# Problem details
Which lines have the string "this"? Copy all of them from the entries below.

# Dataset rows
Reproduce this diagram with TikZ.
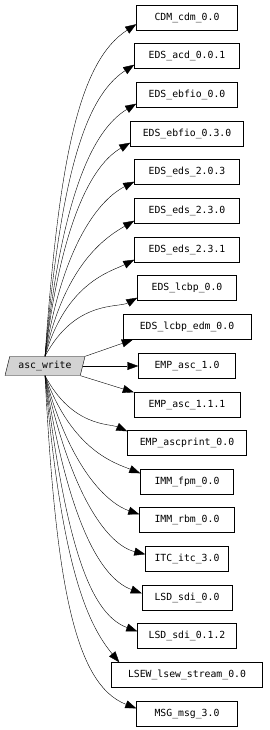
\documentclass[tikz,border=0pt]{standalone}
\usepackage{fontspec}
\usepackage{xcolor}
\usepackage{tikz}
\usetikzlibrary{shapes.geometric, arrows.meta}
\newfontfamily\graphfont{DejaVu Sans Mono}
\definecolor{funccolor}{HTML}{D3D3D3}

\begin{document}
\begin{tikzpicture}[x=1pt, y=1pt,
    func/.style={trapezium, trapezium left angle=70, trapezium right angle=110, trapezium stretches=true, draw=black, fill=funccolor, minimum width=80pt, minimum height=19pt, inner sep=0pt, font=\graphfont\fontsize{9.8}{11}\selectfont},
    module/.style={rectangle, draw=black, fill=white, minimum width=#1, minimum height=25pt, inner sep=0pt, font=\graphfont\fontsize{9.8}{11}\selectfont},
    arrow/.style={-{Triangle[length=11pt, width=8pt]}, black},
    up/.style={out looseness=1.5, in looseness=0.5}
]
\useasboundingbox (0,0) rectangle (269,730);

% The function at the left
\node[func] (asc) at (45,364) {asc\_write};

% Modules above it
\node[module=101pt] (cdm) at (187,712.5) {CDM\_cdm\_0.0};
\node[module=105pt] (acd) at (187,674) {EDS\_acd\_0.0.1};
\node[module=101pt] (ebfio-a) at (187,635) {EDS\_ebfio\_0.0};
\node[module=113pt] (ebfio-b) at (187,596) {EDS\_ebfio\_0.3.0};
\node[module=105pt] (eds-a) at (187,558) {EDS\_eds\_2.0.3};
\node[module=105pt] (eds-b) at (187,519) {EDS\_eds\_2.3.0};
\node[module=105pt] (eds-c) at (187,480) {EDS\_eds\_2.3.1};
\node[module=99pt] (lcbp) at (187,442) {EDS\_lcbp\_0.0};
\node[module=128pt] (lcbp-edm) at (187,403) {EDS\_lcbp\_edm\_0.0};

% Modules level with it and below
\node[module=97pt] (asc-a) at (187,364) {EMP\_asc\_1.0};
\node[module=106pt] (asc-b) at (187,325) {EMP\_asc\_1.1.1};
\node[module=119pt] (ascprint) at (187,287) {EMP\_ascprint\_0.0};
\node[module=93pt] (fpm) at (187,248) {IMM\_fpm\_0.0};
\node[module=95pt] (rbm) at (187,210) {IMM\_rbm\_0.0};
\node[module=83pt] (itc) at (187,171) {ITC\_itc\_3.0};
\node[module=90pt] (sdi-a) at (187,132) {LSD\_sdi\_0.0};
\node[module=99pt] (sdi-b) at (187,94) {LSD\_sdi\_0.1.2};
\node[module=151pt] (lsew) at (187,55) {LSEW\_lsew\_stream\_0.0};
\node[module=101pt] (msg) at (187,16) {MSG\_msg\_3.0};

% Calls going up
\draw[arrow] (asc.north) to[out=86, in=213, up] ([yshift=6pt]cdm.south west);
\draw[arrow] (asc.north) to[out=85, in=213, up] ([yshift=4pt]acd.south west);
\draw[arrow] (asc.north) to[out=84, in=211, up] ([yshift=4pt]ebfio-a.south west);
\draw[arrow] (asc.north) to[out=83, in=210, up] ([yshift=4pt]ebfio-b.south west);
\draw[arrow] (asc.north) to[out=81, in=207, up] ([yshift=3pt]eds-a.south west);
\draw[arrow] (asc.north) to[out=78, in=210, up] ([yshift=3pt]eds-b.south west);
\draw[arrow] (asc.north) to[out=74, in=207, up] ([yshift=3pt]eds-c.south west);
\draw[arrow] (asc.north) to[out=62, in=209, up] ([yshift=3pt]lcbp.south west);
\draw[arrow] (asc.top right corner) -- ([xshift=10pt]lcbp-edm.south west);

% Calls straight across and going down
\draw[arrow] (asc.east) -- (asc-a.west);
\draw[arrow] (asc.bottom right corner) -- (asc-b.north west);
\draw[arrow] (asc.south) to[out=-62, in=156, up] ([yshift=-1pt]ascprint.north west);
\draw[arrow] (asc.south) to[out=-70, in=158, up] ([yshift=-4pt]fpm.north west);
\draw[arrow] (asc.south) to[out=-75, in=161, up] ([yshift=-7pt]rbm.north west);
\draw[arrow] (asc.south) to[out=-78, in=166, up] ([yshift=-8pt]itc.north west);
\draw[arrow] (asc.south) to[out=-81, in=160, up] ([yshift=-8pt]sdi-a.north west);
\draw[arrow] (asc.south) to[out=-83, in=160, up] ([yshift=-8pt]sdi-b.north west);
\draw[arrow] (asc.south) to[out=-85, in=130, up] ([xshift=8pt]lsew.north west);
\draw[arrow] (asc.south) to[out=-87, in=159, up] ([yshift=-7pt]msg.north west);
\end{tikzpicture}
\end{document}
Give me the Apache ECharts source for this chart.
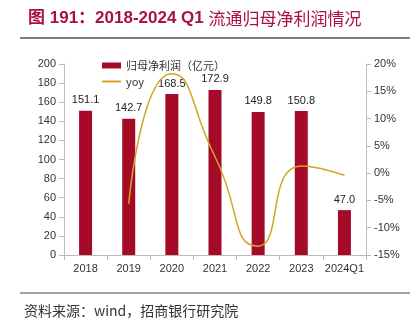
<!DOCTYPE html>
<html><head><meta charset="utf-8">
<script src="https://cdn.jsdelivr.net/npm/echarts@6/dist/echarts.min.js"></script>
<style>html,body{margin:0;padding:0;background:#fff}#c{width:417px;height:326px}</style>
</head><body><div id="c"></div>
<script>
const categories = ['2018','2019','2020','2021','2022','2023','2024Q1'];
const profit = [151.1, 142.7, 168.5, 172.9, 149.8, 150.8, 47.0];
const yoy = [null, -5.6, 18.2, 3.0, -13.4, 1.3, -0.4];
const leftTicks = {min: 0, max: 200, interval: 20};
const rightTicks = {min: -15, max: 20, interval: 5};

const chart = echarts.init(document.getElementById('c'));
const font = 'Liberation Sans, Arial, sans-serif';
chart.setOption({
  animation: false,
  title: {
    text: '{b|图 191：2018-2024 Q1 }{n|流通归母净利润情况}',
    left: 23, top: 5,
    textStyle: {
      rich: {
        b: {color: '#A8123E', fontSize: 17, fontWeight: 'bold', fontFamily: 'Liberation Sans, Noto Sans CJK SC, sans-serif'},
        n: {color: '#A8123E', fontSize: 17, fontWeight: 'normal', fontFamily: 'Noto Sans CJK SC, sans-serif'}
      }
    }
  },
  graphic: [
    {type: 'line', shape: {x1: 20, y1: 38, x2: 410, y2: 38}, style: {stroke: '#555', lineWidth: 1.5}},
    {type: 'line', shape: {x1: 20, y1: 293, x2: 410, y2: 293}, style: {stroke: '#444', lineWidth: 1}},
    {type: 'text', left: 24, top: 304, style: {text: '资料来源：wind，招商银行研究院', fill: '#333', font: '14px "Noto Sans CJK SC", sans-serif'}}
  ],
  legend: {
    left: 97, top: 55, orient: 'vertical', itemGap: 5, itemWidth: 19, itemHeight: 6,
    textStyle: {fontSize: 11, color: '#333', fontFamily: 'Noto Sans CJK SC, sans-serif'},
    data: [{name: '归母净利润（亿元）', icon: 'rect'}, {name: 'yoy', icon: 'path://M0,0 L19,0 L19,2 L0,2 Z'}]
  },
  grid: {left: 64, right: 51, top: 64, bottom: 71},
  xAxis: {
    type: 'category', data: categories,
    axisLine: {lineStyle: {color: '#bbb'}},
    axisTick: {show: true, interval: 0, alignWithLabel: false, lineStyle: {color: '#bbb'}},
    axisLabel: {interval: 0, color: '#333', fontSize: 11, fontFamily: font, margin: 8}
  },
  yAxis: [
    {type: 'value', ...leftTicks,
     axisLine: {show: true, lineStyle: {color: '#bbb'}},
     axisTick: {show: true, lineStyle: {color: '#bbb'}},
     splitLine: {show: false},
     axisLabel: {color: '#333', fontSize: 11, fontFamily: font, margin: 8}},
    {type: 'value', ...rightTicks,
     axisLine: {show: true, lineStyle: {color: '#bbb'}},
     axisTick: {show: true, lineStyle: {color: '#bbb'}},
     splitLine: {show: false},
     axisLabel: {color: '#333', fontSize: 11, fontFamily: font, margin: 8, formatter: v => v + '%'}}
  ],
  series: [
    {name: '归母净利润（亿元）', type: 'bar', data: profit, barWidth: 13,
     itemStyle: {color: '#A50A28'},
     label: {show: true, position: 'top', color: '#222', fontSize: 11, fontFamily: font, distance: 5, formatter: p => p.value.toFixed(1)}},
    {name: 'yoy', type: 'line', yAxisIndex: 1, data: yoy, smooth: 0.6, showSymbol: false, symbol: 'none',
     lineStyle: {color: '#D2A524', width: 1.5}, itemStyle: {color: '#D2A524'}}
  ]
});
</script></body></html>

# Answer to the exercise
Reproduce this diagram with TikZ.
Give me the Apache ECharts source for this chart.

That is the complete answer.